Task details. Begin with the first line of the material and copy each line word for word through the line that contains "const ntAlien = [100];"; the pictures are left out.
•••
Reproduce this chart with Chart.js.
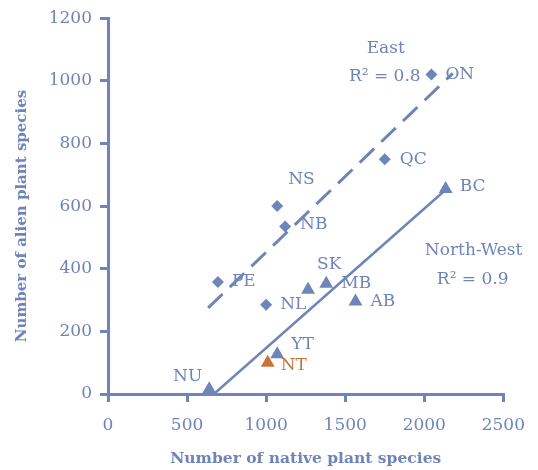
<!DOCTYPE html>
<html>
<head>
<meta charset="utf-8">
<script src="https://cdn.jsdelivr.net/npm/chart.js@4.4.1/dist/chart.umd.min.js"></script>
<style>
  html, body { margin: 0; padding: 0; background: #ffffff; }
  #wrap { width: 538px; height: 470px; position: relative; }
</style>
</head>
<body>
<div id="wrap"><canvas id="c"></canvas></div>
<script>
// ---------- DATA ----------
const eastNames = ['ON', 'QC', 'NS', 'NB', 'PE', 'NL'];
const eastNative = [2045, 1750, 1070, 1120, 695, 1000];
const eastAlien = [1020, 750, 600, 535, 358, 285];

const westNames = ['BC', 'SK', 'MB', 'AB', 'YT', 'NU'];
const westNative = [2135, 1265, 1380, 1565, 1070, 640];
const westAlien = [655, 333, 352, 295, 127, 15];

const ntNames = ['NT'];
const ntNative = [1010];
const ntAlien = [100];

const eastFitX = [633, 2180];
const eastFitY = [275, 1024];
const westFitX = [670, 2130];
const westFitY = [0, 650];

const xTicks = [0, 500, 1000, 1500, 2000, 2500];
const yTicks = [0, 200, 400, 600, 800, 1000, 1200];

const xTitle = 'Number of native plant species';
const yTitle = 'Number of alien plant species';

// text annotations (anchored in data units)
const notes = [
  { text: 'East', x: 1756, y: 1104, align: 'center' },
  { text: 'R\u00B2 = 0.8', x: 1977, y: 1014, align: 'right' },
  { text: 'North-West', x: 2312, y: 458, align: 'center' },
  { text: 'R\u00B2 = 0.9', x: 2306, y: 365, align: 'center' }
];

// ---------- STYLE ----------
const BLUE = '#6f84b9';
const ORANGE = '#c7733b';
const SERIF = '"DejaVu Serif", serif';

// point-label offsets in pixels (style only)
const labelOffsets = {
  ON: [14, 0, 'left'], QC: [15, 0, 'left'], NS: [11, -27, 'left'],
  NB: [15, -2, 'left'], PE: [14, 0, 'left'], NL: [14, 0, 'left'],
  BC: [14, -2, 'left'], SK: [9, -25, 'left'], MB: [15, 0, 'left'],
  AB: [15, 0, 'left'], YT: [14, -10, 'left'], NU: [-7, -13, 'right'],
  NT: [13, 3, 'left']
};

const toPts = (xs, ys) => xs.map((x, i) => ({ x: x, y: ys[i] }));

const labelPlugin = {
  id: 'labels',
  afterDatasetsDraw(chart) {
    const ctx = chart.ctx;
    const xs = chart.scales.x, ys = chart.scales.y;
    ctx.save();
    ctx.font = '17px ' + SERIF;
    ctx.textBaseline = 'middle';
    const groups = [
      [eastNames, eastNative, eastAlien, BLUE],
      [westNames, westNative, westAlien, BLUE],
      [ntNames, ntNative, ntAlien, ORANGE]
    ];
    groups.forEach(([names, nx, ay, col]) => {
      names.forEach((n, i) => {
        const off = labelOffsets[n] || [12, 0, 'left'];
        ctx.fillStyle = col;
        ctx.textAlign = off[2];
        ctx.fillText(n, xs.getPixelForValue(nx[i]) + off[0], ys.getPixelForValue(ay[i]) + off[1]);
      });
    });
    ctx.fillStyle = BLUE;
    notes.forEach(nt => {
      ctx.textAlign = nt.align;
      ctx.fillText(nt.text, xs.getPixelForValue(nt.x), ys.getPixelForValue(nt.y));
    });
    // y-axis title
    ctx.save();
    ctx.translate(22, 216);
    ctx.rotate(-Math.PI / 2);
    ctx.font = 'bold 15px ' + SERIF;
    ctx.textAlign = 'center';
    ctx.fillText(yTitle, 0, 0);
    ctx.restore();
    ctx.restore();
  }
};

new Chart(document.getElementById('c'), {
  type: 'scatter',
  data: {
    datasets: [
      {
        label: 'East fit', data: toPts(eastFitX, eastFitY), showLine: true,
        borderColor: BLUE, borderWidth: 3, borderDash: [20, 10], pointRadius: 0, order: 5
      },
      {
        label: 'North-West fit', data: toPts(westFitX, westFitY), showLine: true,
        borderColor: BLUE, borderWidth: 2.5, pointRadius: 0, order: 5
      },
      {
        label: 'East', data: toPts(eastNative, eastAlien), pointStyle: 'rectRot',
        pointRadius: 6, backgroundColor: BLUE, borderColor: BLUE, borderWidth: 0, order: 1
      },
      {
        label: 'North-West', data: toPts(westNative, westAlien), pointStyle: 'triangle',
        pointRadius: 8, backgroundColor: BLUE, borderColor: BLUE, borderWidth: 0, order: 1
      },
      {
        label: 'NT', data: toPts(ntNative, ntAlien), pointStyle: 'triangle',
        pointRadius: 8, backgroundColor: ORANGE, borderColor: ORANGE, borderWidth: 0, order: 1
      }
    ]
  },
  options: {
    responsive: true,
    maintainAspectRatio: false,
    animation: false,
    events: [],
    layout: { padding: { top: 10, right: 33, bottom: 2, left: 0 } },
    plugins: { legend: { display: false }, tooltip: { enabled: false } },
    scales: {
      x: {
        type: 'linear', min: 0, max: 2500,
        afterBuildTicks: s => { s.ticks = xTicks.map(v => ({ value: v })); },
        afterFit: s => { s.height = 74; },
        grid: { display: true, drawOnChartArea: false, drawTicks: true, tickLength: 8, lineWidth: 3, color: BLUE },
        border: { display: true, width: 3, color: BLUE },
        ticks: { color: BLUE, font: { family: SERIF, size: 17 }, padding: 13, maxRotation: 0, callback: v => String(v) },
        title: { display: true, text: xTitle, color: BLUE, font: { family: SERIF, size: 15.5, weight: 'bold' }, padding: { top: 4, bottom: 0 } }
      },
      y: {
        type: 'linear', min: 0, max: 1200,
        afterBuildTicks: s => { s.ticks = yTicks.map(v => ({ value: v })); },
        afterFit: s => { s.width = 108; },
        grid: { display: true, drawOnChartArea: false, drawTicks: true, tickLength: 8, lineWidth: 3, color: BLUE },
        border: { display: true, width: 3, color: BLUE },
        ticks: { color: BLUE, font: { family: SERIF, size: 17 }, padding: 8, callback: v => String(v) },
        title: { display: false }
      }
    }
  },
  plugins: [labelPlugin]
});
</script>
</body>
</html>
•••
Exercise result.
Reproduce this chart with Chart.js.
<!DOCTYPE html>
<html>
<head>
<meta charset="utf-8">
<script src="https://cdn.jsdelivr.net/npm/chart.js@4.4.1/dist/chart.umd.min.js"></script>
<style>
  html, body { margin: 0; padding: 0; background: #ffffff; }
  #wrap { width: 538px; height: 470px; position: relative; }
</style>
</head>
<body>
<div id="wrap"><canvas id="c"></canvas></div>
<script>
// ---------- DATA ----------
const eastNames = ['ON', 'QC', 'NS', 'NB', 'PE', 'NL'];
const eastNative = [2045, 1750, 1070, 1120, 695, 1000];
const eastAlien = [1020, 750, 600, 535, 358, 285];

const westNames = ['BC', 'SK', 'MB', 'AB', 'YT', 'NU'];
const westNative = [2135, 1265, 1380, 1565, 1070, 640];
const westAlien = [655, 333, 352, 295, 127, 15];

const ntNames = ['NT'];
const ntNative = [1010];
const ntAlien = [100];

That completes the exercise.